Like Mendelsohn, I found The Broken Road’s incompleteness, paradoxically, to be more fitting than any neatly circumscribed ending that the author might have engineered. After so much deep description, after so many early mornings waking by the roadside with a sense of the sheer limitless possibility of the unfinished journey, after so much continuous pointless peregrination, any kind of ‘arrival’ would only have been a let-down.
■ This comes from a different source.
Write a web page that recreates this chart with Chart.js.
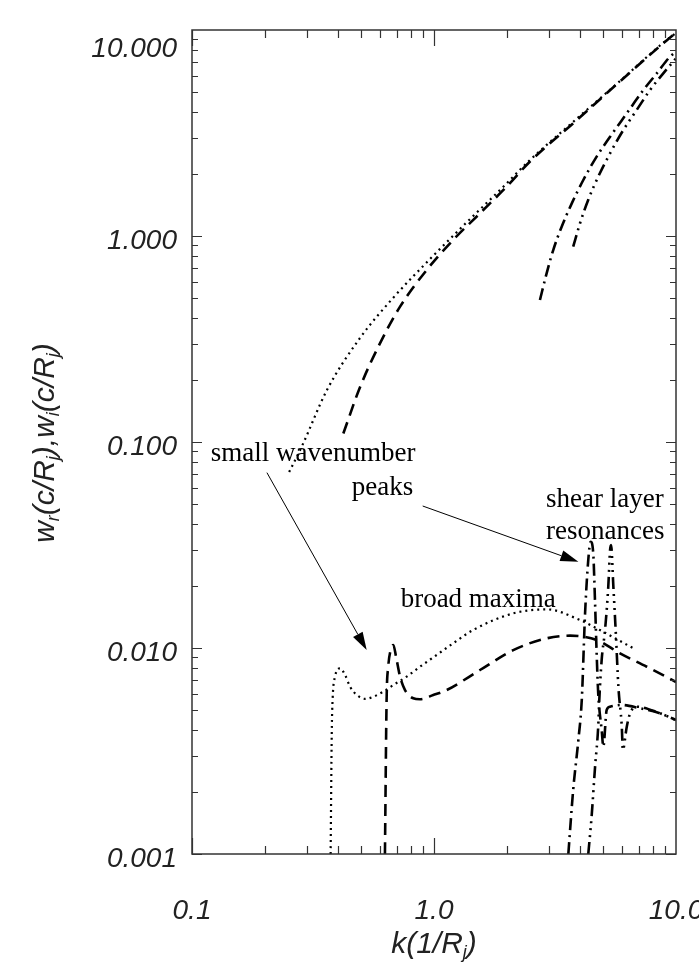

While listing, above, the three reasons for the unfinished nature of the trilogy, a fourth, not entirely facetious option came to mind. Paddy famously never referred to the ultimate destination of his journey as Istanbul, but as Constantinople. Since ‘Constantinople’ did not exist under that name (nor had it, strictly speaking, since 1453), Paddy was never going to arrive. Instead we are allowed to share with him the nostalgia (which he shares with Cavafy) for a broken Hellenic world, for the ghosts of Byzantium, and a burgeoning sense of the terror that was about to descend on Europe in the years immediately following his journey.